- [RECORDS FOR THE TASK]:
--- --- ---
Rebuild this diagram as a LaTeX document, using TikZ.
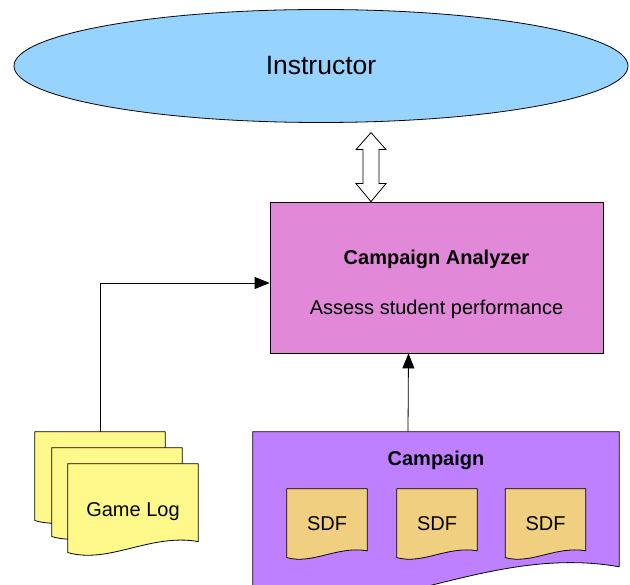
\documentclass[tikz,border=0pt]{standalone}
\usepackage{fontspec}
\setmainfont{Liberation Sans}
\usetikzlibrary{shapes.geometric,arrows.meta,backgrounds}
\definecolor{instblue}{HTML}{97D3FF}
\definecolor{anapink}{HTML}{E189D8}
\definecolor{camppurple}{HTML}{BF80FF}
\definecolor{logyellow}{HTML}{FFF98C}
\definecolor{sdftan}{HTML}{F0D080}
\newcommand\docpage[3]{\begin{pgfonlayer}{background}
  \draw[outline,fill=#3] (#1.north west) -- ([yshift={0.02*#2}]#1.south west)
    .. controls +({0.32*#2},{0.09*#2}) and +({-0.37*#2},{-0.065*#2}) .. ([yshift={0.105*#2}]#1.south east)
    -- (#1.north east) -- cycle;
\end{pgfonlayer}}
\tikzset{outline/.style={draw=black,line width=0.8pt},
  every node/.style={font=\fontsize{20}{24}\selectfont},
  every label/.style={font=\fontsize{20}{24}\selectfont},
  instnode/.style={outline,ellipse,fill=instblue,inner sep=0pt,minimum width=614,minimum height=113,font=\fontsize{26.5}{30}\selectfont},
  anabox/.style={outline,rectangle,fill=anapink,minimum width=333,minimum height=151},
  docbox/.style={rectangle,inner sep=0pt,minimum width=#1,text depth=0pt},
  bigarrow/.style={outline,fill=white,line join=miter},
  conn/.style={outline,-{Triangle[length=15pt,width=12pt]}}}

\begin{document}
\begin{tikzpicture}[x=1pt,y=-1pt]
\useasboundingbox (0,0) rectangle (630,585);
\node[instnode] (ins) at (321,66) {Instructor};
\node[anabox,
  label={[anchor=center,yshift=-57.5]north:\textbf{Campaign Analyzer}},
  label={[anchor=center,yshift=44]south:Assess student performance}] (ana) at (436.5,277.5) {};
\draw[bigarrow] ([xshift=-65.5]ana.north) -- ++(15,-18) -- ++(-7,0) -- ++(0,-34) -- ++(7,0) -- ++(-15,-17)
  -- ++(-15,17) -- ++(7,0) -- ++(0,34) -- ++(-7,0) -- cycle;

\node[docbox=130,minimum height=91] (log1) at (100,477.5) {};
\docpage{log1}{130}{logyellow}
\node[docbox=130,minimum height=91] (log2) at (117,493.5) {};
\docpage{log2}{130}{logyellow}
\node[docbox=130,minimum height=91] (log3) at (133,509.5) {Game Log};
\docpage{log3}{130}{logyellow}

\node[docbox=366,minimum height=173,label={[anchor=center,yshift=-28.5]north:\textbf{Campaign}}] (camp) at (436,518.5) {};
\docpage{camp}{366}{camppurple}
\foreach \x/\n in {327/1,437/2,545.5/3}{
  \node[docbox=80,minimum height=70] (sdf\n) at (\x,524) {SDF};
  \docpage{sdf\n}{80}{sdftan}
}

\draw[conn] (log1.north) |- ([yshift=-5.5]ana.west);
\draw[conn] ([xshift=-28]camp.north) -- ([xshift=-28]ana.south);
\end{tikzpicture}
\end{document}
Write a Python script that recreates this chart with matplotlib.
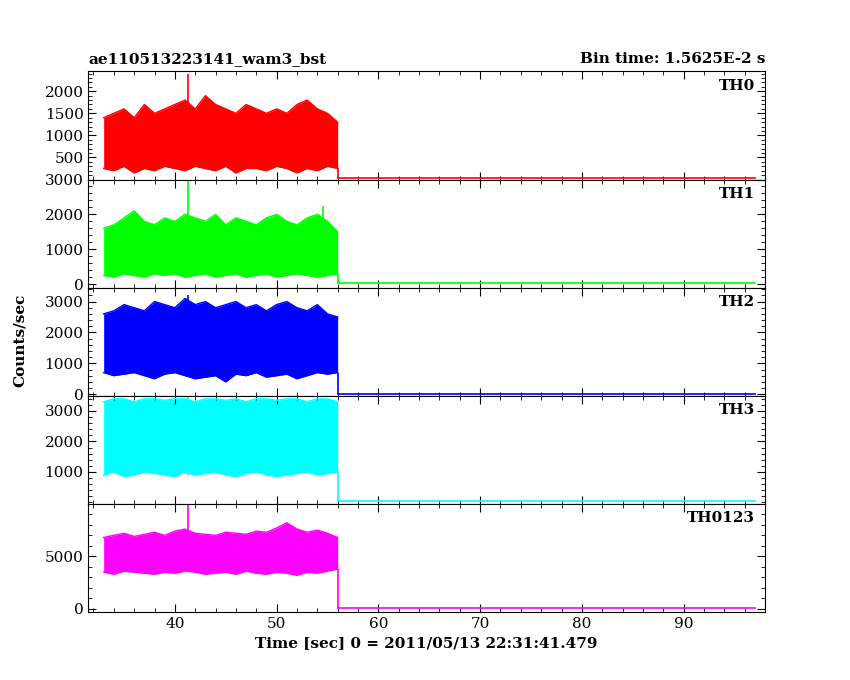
--- --- ---
- [TASK DIRECTIONS]: Repeat the material above in full and unchanged, minus its images.

- [RESULT FOR THIS TASK]:
Rebuild this diagram as a LaTeX document, using TikZ.
\documentclass[tikz,border=0pt]{standalone}
\usepackage{fontspec}
\setmainfont{Liberation Sans}
\usetikzlibrary{shapes.geometric,arrows.meta,backgrounds}
\definecolor{instblue}{HTML}{97D3FF}
\definecolor{anapink}{HTML}{E189D8}
\definecolor{camppurple}{HTML}{BF80FF}
\definecolor{logyellow}{HTML}{FFF98C}
\definecolor{sdftan}{HTML}{F0D080}
\newcommand\docpage[3]{\begin{pgfonlayer}{background}
  \draw[outline,fill=#3] (#1.north west) -- ([yshift={0.02*#2}]#1.south west)
    .. controls +({0.32*#2},{0.09*#2}) and +({-0.37*#2},{-0.065*#2}) .. ([yshift={0.105*#2}]#1.south east)
    -- (#1.north east) -- cycle;
\end{pgfonlayer}}
\tikzset{outline/.style={draw=black,line width=0.8pt},
  every node/.style={font=\fontsize{20}{24}\selectfont},
  every label/.style={font=\fontsize{20}{24}\selectfont},
  instnode/.style={outline,ellipse,fill=instblue,inner sep=0pt,minimum width=614,minimum height=113,font=\fontsize{26.5}{30}\selectfont},
  anabox/.style={outline,rectangle,fill=anapink,minimum width=333,minimum height=151},
  docbox/.style={rectangle,inner sep=0pt,minimum width=#1,text depth=0pt},
  bigarrow/.style={outline,fill=white,line join=miter},
  conn/.style={outline,-{Triangle[length=15pt,width=12pt]}}}

\begin{document}
\begin{tikzpicture}[x=1pt,y=-1pt]
\useasboundingbox (0,0) rectangle (630,585);
\node[instnode] (ins) at (321,66) {Instructor};
\node[anabox,
  label={[anchor=center,yshift=-57.5]north:\textbf{Campaign Analyzer}},
  label={[anchor=center,yshift=44]south:Assess student performance}] (ana) at (436.5,277.5) {};
\draw[bigarrow] ([xshift=-65.5]ana.north) -- ++(15,-18) -- ++(-7,0) -- ++(0,-34) -- ++(7,0) -- ++(-15,-17)
  -- ++(-15,17) -- ++(7,0) -- ++(0,34) -- ++(-7,0) -- cycle;

\node[docbox=130,minimum height=91] (log1) at (100,477.5) {};
\docpage{log1}{130}{logyellow}
\node[docbox=130,minimum height=91] (log2) at (117,493.5) {};
\docpage{log2}{130}{logyellow}
\node[docbox=130,minimum height=91] (log3) at (133,509.5) {Game Log};
\docpage{log3}{130}{logyellow}

\node[docbox=366,minimum height=173,label={[anchor=center,yshift=-28.5]north:\textbf{Campaign}}] (camp) at (436,518.5) {};
\docpage{camp}{366}{camppurple}
\foreach \x/\n in {327/1,437/2,545.5/3}{
  \node[docbox=80,minimum height=70] (sdf\n) at (\x,524) {SDF};
  \docpage{sdf\n}{80}{sdftan}
}

\draw[conn] (log1.north) |- ([yshift=-5.5]ana.west);
\draw[conn] ([xshift=-28]camp.north) -- ([xshift=-28]ana.south);
\end{tikzpicture}
\end{document}
Write a Python script that recreates this chart with matplotlib.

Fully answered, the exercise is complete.